BANGKOK: Thailand saw a huge plunge in the value of foreign investment in 2015, mostly due to changes to its foreign investment rules, implemented in January last year. This will likely add to the country’s already sluggish economy, since investment accounts for about 50% of Thailand’s total domestic investments.
According to the latest statistics by Thailand’s Board of Investment, investment applications by foreign businesses tumbled by 98% in value to 12.7 billion baht ($368 million) in December last year from a year earlier, the lowest level in nine months.
The drop can be largely attributed to reaction to a rush of front-loaded demand at the end of 2014 ahead of the new rules. In all of 2015, the value of such investment applications also dropped by 90% on the year to 106 billion baht.
In January 2015, the Thai government revised its investment rules and cut the number of industries qualifying for tax benefits by 20%, particularly in labor-intensive sectors such as sewing, amid rising labor costs and a growing shortage of workers. The government reduced other benefits for investor businesses as well. As a result, foreign companies scurried to file investment applications and receive better tax and other benefits under the previous system by the end of 2014.
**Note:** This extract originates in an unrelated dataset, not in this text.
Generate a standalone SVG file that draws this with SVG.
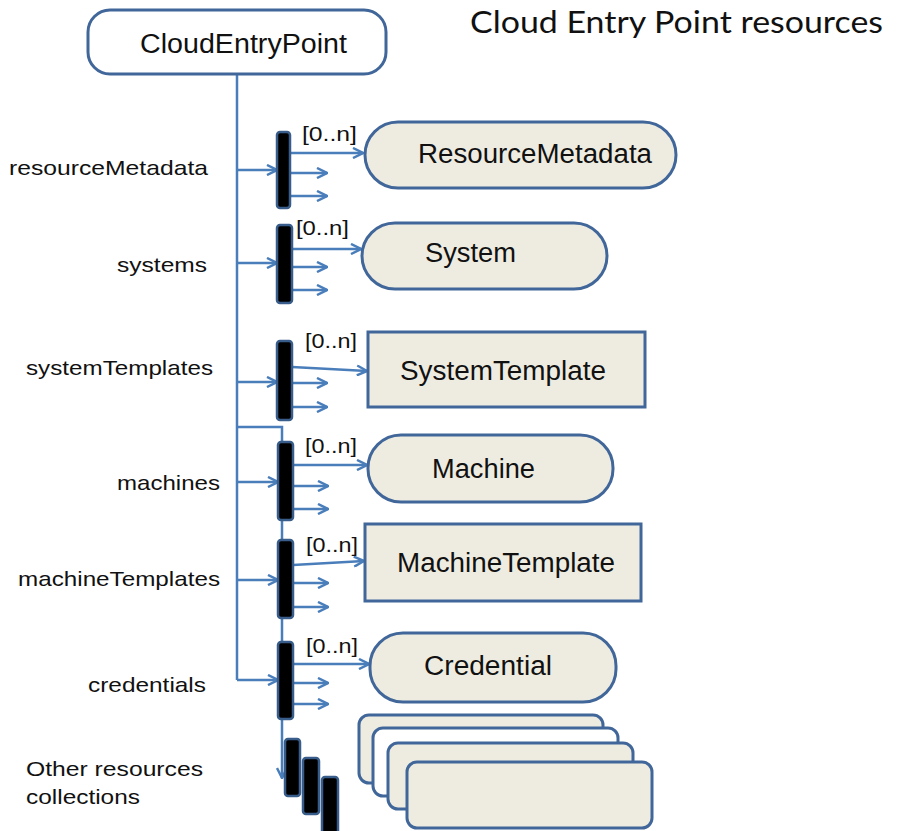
<svg xmlns="http://www.w3.org/2000/svg" width="897" height="831" viewBox="0 0 897 831">
<defs>
<style>
.ln{fill:none;stroke:#4a7ebb;stroke-width:2.5}
.arr{fill:none;stroke:#4a7ebb;stroke-width:2.5;marker-end:url(#ah)}
.bar{fill:#000;stroke:#385d8a;stroke-width:2.5}
.node{fill:#eeece1;stroke:#41679a;stroke-width:3}
.nt{font-family:"Liberation Sans",Arial,sans-serif;font-size:27px;fill:#111}
.lb{font-family:"Liberation Sans",Arial,sans-serif;font-size:21px;fill:#111}
.card{font-family:"Liberation Sans",Arial,sans-serif;font-size:20px;fill:#111}
</style>
<marker id="ah" viewBox="0 0 12 12" refX="11" refY="6" markerWidth="12" markerHeight="12" markerUnits="userSpaceOnUse" orient="auto">
<path d="M1,1 L11,6 L1,11" fill="none" stroke="#4a7ebb" stroke-width="2.5"/>
</marker>
</defs>
<rect width="897" height="831" fill="#fff"/>
<text x="470" y="33" font-family="Lato,'Open Sans',sans-serif" font-size="31" fill="#111" textLength="413" lengthAdjust="spacingAndGlyphs">Cloud Entry Point resources</text>

<g id="labels">
<text class="lb" x="9" y="175" textLength="199" lengthAdjust="spacingAndGlyphs">resourceMetadata</text>
<text class="lb" x="117" y="272" textLength="90" lengthAdjust="spacingAndGlyphs">systems</text>
<text class="lb" x="26" y="375" textLength="187" lengthAdjust="spacingAndGlyphs">systemTemplates</text>
<text class="lb" x="117" y="490" textLength="103" lengthAdjust="spacingAndGlyphs">machines</text>
<text class="lb" x="18" y="586" textLength="202" lengthAdjust="spacingAndGlyphs">machineTemplates</text>
<text class="lb" x="88" y="692" textLength="118" lengthAdjust="spacingAndGlyphs">credentials</text>
<text class="lb" x="26" y="776" textLength="177" lengthAdjust="spacingAndGlyphs">Other resources</text>
<text class="lb" x="26" y="804" textLength="114" lengthAdjust="spacingAndGlyphs">collections</text>
</g>

<g id="connectors">
<path class="ln" d="M237,74 V680"/>
<path class="ln" d="M237,427 H282 V442"/>
<path class="arr" d="M282,520 V778"/>
<path class="arr" d="M237,170 H277"/>
<path class="arr" d="M237,263 H277"/>
<path class="arr" d="M237,382 H277"/>
<path class="arr" d="M237,482 H278"/>
<path class="arr" d="M237,580 H278"/>
<path class="arr" d="M237,680 H278"/>

<path class="arr" d="M290,153 H363"/>
<path class="arr" d="M290,173 H327"/>
<path class="arr" d="M290,196 H327"/>

<path class="arr" d="M292,249 H361"/>
<path class="arr" d="M292,267 H327"/>
<path class="arr" d="M292,290 H327"/>

<path class="arr" d="M292,367 L367,371"/>
<path class="arr" d="M292,383 H327"/>
<path class="arr" d="M292,407 H327"/>

<path class="arr" d="M293,465 H367"/>
<path class="arr" d="M293,486 H328"/>
<path class="arr" d="M293,509 H328"/>

<path class="arr" d="M293,565 L364,561"/>
<path class="arr" d="M293,583 H328"/>
<path class="arr" d="M293,607 H328"/>

<path class="arr" d="M293,664 H369"/>
<path class="arr" d="M293,683 H328"/>
<path class="arr" d="M293,704 H328"/>
</g>

<g id="bars">
<rect class="bar" x="277" y="132" width="13" height="76" rx="3"/>
<rect class="bar" x="277" y="225" width="15" height="78" rx="3"/>
<rect class="bar" x="277" y="341" width="15" height="79" rx="3"/>
<rect class="bar" x="278" y="442" width="15" height="78" rx="3"/>
<rect class="bar" x="278" y="540" width="15" height="78" rx="3"/>
<rect class="bar" x="278" y="642" width="15" height="77" rx="3"/>
<rect class="bar" x="285" y="739" width="15" height="57" rx="3"/>
<rect class="bar" x="303" y="758" width="16" height="56" rx="3"/>
<rect class="bar" x="322" y="777" width="16" height="60" rx="3"/>
</g>

<g id="cloudentrypoint">
<rect x="88" y="10" width="298" height="64" rx="22" fill="#fff" stroke="#41679a" stroke-width="3"/>
<text class="nt" x="140" y="53" textLength="207" lengthAdjust="spacingAndGlyphs">CloudEntryPoint</text>
</g>
<g id="resourcemetadata">
<rect class="node" x="365" y="122" width="311" height="66" rx="33"/>
<text class="nt" x="418" y="163" textLength="234" lengthAdjust="spacingAndGlyphs">ResourceMetadata</text>
</g>
<g id="system">
<rect class="node" x="362" y="223" width="245" height="66" rx="33"/>
<text class="nt" x="425" y="262" textLength="91" lengthAdjust="spacingAndGlyphs">System</text>
</g>
<g id="systemtemplate">
<rect class="node" x="368" y="332" width="277" height="75"/>
<text class="nt" x="400" y="380" textLength="206" lengthAdjust="spacingAndGlyphs">SystemTemplate</text>
</g>
<g id="machine">
<rect class="node" x="368" y="435" width="245" height="67" rx="33"/>
<text class="nt" x="432" y="478" textLength="103" lengthAdjust="spacingAndGlyphs">Machine</text>
</g>
<g id="machinetemplate">
<rect class="node" x="365" y="524" width="276" height="77"/>
<text class="nt" x="397" y="572" textLength="218" lengthAdjust="spacingAndGlyphs">MachineTemplate</text>
</g>
<g id="credential">
<rect class="node" x="370" y="633" width="246" height="69" rx="33"/>
<text class="nt" x="424" y="675" textLength="128" lengthAdjust="spacingAndGlyphs">Credential</text>
</g>
<g id="other-collections">
<rect class="node" x="359" y="715" width="244" height="68" rx="10"/>
<rect x="373" y="728" width="245" height="68" rx="10" fill="#fff" stroke="#41679a" stroke-width="3"/>
<rect class="node" x="388" y="743" width="245" height="66" rx="10"/>
<rect class="node" x="407" y="762" width="245" height="66" rx="10"/>
</g>

<g id="cardinalities">
<text class="card" x="302" y="141" textLength="55" lengthAdjust="spacingAndGlyphs">[0..n]</text>
<text class="card" x="296" y="235" textLength="53" lengthAdjust="spacingAndGlyphs">[0..n]</text>
<text class="card" x="305" y="348" textLength="52" lengthAdjust="spacingAndGlyphs">[0..n]</text>
<text class="card" x="305" y="453" textLength="52" lengthAdjust="spacingAndGlyphs">[0..n]</text>
<text class="card" x="306" y="552" textLength="52" lengthAdjust="spacingAndGlyphs">[0..n]</text>
<text class="card" x="306" y="653" textLength="52" lengthAdjust="spacingAndGlyphs">[0..n]</text>
</g>
</svg>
By country, Japan kept its top spot in terms of the value of investment applications in 2015, although its share came to about 30%, nearly a half of its peak level a few years earlier, according to the Board of Investment data. Instead, Singapore and Indonesia — neighboring countries of the Association of Southeast Asian Nations — grabbed large shares of the total foreign investment value on an application basis. China also came in fourth with a 12% share.